For what it's worth, my husband had three medical collections on his account (while they can only stay on your report for 7 years under the FCRA, there is no statute of limitations on the collection of medical debts, so they could collect them indefinitely). He paid them off and there was about a 40 point drop. That was January. He's bounced back and then some since then. I have read everywhere that paying off CAs doesnt raise your score, but FICO shows things like "April 2015 - balance change" $800 --> $0 on a CA and shows an up arrow with 20 points next to it, implying that the CA's change ftrom 800 to 0 helped. like, it showed simply as ambiguous "collection activity" in january when he paid it, and dropped, but speciailly as "change in balance" in april and it went up. who knows.
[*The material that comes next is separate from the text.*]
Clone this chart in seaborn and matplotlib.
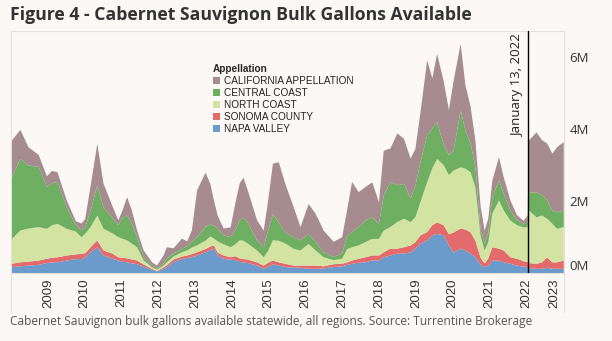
import matplotlib
matplotlib.use("Agg")
import matplotlib.pyplot as plt
import matplotlib.transforms as mtransforms
import seaborn as sns
import numpy as np

# ---- data (millions of gallons) ----
years = [2008.01, 2008.24, 2008.46, 2008.74, 2008.96, 2009.10, 2009.25, 2009.50, 2009.75, 2009.90,
         2010.00, 2010.15, 2010.33, 2010.50, 2010.75, 2010.90, 2011.00, 2011.14, 2011.27, 2011.41,
         2011.59, 2011.82, 2011.95, 2012.13, 2012.22, 2012.40, 2012.63, 2012.77, 2012.90, 2013.04,
         2013.27, 2013.40, 2013.50, 2013.60, 2013.76, 2013.95, 2014.08, 2014.20, 2014.30, 2014.42,
         2014.67, 2014.85, 2014.97, 2015.10, 2015.26, 2015.44, 2015.67, 2015.85, 2016.07, 2016.26,
         2016.48, 2016.75, 2016.98, 2017.12, 2017.25, 2017.43, 2017.61, 2017.80, 2017.98, 2018.11,
         2018.29, 2018.48, 2018.66, 2018.84, 2018.97, 2019.11, 2019.29, 2019.43, 2019.56, 2019.74,
         2019.88, 2020.01, 2020.20, 2020.33, 2020.47, 2020.60, 2020.74, 2020.85, 2020.95, 2021.06,
         2021.24, 2021.37, 2021.55, 2021.73, 2021.91, 2022.02, 2022.05, 2022.26, 2022.41, 2022.55,
         2022.69, 2022.82, 2023.00]

napa_valley = [0.18, 0.20, 0.22, 0.24, 0.29, 0.31, 0.31, 0.36, 0.40, 0.40,
               0.45, 0.59, 0.73, 0.50, 0.41, 0.36, 0.33, 0.31, 0.28, 0.26,
               0.19, 0.10, 0.06, 0.13, 0.17, 0.32, 0.40, 0.43, 0.45, 0.50,
               0.59, 0.65, 0.69, 0.50, 0.41, 0.38, 0.38, 0.32, 0.31, 0.29,
               0.22, 0.13, 0.19, 0.25, 0.22, 0.18, 0.16, 0.16, 0.13, 0.13,
               0.14, 0.18, 0.20, 0.24, 0.27, 0.30, 0.31, 0.36, 0.36, 0.45,
               0.50, 0.55, 0.55, 0.59, 0.69, 0.83, 0.92, 1.06, 1.10, 1.06,
               0.78, 0.58, 0.69, 0.64, 0.55, 0.45, 0.25, 0.18, 0.21, 0.36,
               0.36, 0.31, 0.27, 0.22, 0.19, 0.18, 0.14, 0.13, 0.13, 0.16,
               0.13, 0.13, 0.13]

sonoma_county = [0.09, 0.11, 0.11, 0.12, 0.12, 0.13, 0.14, 0.14, 0.13, 0.15,
                 0.11, 0.14, 0.19, 0.14, 0.14, 0.09, 0.11, 0.11, 0.11, 0.10,
                 0.06, 0.03, 0.01, 0.04, 0.06, 0.07, 0.07, 0.07, 0.09, 0.09,
                 0.09, 0.10, 0.09, 0.08, 0.09, 0.07, 0.10, 0.10, 0.09, 0.10,
                 0.09, 0.09, 0.11, 0.11, 0.09, 0.09, 0.06, 0.06, 0.09, 0.09,
                 0.06, 0.08, 0.07, 0.07, 0.09, 0.11, 0.14, 0.14, 0.14, 0.14,
                 0.19, 0.14, 0.18, 0.19, 0.18, 0.23, 0.23, 0.28, 0.32, 0.28,
                 0.31, 0.56, 0.56, 0.58, 0.59, 0.46, 0.19, 0.10, 0.21, 0.37,
                 0.33, 0.33, 0.18, 0.19, 0.15, 0.14, 0.15, 0.14, 0.18, 0.29,
                 0.18, 0.18, 0.23]

north_coast = [0.69, 0.88, 0.92, 0.93, 0.83, 0.90, 0.93, 0.74, 0.63, 0.46,
               0.54, 0.56, 0.69, 0.60, 0.56, 0.56, 0.53, 0.50, 0.44, 0.37,
               0.11, 0.04, 0.04, 0.05, 0.08, 0.08, 0.12, 0.14, 0.18, 0.19,
               0.23, 0.28, 0.19, 0.31, 0.31, 0.28, 0.33, 0.50, 0.51, 0.44,
               0.33, 0.23, 0.33, 0.56, 0.60, 0.56, 0.46, 0.42, 0.60, 0.42,
               0.25, 0.11, 0.14, 0.37, 0.37, 0.37, 0.42, 0.46, 0.46, 0.60,
               0.60, 0.74, 0.79, 0.65, 0.69, 0.93, 1.39, 1.58, 1.76, 1.67,
               1.64, 1.72, 1.70, 1.69, 1.67, 1.48, 0.61, 0.36, 0.44, 0.93,
               1.34, 1.11, 1.02, 0.93, 0.94, 0.97, 1.46, 1.29, 1.30, 1.07,
               1.07, 0.93, 0.93]

central_coast = [1.71, 1.99, 1.75, 1.67, 1.16, 1.17, 1.16, 0.60, 0.18, 0.19,
                 0.18, 0.46, 0.83, 0.60, 0.42, 0.33, 0.56, 0.69, 0.55, 0.28,
                 0.09, 0.05, 0.03, 0.06, 0.11, 0.08, 0.10, 0.11, 0.17, 0.23,
                 0.39, 0.33, 0.36, 0.36, 0.25, 0.28, 0.39, 0.56, 0.64, 0.58,
                 0.28, 0.28, 0.56, 0.74, 0.50, 0.31, 0.32, 0.28, 0.28, 0.23,
                 0.14, 0.09, 0.14, 0.37, 0.42, 0.51, 0.60, 0.60, 0.42, 0.97,
                 1.25, 1.02, 0.97, 0.65, 0.88, 1.11, 1.30, 1.11, 1.02, 0.56,
                 0.56, 0.56, 1.58, 1.06, 0.80, 0.56, 0.19, 0.19, 0.28, 0.46,
                 0.56, 0.46, 0.28, 0.14, 0.09, 0.14, 0.50, 0.69, 0.56, 0.51,
                 0.37, 0.46, 0.46]

california_appellation = [1.02, 0.81, 0.51, 0.33, 0.30, 0.34, 0.27, 0.19, 0.11, 0.19,
                          0.23, 0.69, 1.16, 0.65, 0.32, 0.14, 0.18, 0.51, 0.37, 0.19,
                          0.19, 0.09, 0.08, 0.22, 0.31, 0.15, 0.28, 0.14, 0.31, 1.30,
                          1.50, 1.13, 0.69, 0.36, 0.19, 0.27, 0.75, 1.03, 1.11, 0.89,
                          0.56, 0.46, 0.83, 1.39, 1.68, 1.34, 0.83, 0.37, 0.83, 0.79,
                          0.60, 0.42, 0.46, 0.74, 1.39, 0.97, 0.93, 0.97, 0.60, 1.25,
                          0.93, 1.44, 1.25, 1.11, 1.02, 1.39, 2.08, 1.39, 1.90, 1.76,
                          1.25, 1.94, 1.85, 1.25, 1.02, 0.74, 0.64, 0.36, 0.39, 0.46,
                          0.64, 0.46, 0.28, 0.14, 0.09, 0.19, 1.44, 1.67, 1.53, 1.58,
                          1.58, 1.81, 1.90]

appellations = ["NAPA VALLEY", "SONOMA COUNTY", "NORTH COAST", "CENTRAL COAST", "CALIFORNIA APPELLATION"]
year_ticks = list(range(2009, 2024))
y_ticks = [0, 2, 4, 6]
y_tick_labels = ["0M", "2M", "4M", "6M"]
event_year = 2022.033  # January 13, 2022
event_label = "January 13, 2022"
title = "Figure 4 - Cabernet Sauvignon Bulk Gallons Available"
caption = "Cabernet Sauvignon bulk gallons available statewide, all regions. Source: Turrentine Brokerage"

colors = ["#6b9bcb", "#e46b6c", "#d3e3a2", "#6eaf62", "#a68c8e"]
bg = "#fbf8f5"

sns.set_theme(style="white")
plt.rcParams["font.family"] = ["Open Sans", "DejaVu Sans"]

fig = plt.figure(figsize=(6.12, 3.41), dpi=100, facecolor=bg)
ax = fig.add_axes([11 / 612, 1 - 273 / 341, (564 - 11) / 612, (273 - 31) / 341])
ax.set_facecolor(bg)

series = [napa_valley, sonoma_county, north_coast, central_coast, california_appellation]
polys = ax.stackplot(years, *series, colors=colors, labels=appellations, linewidth=0)

ax.set_xlim(2008.0, 2023.02)
ax.set_ylim(0, 6.72)

ax.axvline(event_year, color="black", lw=1.0, zorder=5)
ax.annotate(event_label, xy=(event_year, 1.0), xycoords=("data", "axes fraction"),
            xytext=(-2.5, -2), textcoords="offset points", rotation=90,
            ha="right", va="top", fontsize=9.5, color="#222222")

# axes styling
for side in ["left", "top", "right", "bottom"]:
    ax.spines[side].set_color("#e4e0dc")
    ax.spines[side].set_linewidth(0.8)

# pane borders extending through the date header
for xf in [11 / 612, 564 / 612]:
    fig.add_artist(plt.Line2D([xf, xf], [1 - 312 / 341, 1 - 273 / 341], transform=fig.transFigure,
                              color="#e4e0dc", lw=0.8))

ax.set_xticks(year_ticks)
ax.set_xticklabels([str(y) for y in year_ticks], rotation=90, fontsize=9.5, color="#333333",
                   family=["Liberation Sans", "DejaVu Sans"])
ax.tick_params(axis="x", length=0, pad=4)
xl = ax.get_xticklabels()
xl[-1].set_transform(xl[-1].get_transform() + mtransforms.ScaledTranslation(-9 / 100, 0, fig.dpi_scale_trans))

ax.yaxis.tick_right()
ax.set_yticks(y_ticks)
ax.set_yticklabels(y_tick_labels, fontsize=9.5, color="#333333", family=["Open Sans", "DejaVu Sans"])
ax.tick_params(axis="y", length=0, pad=4)
ax.get_yticklabels()[0].set_va("bottom")

handles = list(polys)[::-1]
labels = appellations[::-1]
leg = fig.legend(handles, labels, title="Appellation", loc="upper left",
                 bbox_to_anchor=(213 / 612, 1 - 64 / 341), frameon=False,
                 prop={"family": ["Liberation Sans", "DejaVu Sans"], "size": 7.2},
                 title_fontproperties={"family": ["Liberation Sans", "DejaVu Sans"], "size": 7.2, "weight": "bold"},
                 handlelength=0.7, handleheight=0.7, handletextpad=0.4, labelspacing=0.2,
                 borderpad=0, borderaxespad=0)
leg._legend_box.align = "left"
for t in leg.get_texts():
    t.set_color("#222222")

fig.text(10 / 612, 1 - 15 / 341, title, fontsize=12.7, fontweight="bold", color="#333333",
         ha="left", va="center")
fig.text(10 / 612, 1 - 321 / 341, caption, fontsize=8.6, color="#555555", ha="left", va="center")

fig.savefig("out.png", dpi=100, facecolor=bg)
Where did you get this information? Medical debts are considered written contracts for purposes of SOL. The SOL is long in a few states on written contracts but I know of no state where there is no SOL on these.
That's weird. I recently paid off my last two collections. My FICO score barely moved (1-4 point increases across the CRA's), but at least I didn't see any drop. Must be a case-by-case thing.
Side note: my vantage score skyrocketed about 60 points
@Anonymous wrote:
@Anonymous wrote:
My experience with Afni.
Sprint charge off back in 2010.
Paid Afni in 2012.
Didn't know anything about PFD back then but it was deleted from TU when paid.
Deleted from Ex in 2014. Weird.
Called and asked them to remove from Equifax since it was deleted. Had to get snappy with the rep but she sent a request through the system (forgot what it's called). Was removed a few days later. All I said was an agreement was set up when I paid to delete from credit report.Yes I've read posts where this happens. However. If I'm not so lucky I'm stuck with a major point decrease.
sorry that happened to you..my scores didnt go down but the jump wasnt significant either
I would not dispute it. If it hasn't reported in 3 years then that item is done doing any more damage to your score. You should be patient and just let it fall off. When it does, you should see some points, not sure how many though because you will probably be re-bucketed.
This is very good information. My daughter has a medical collection for 5k. I told her to pay it with a cc. I had no idea they can stay there forever. I will make sure she has that paid. Just so wrong that the law would allow this since it's something you cannot help.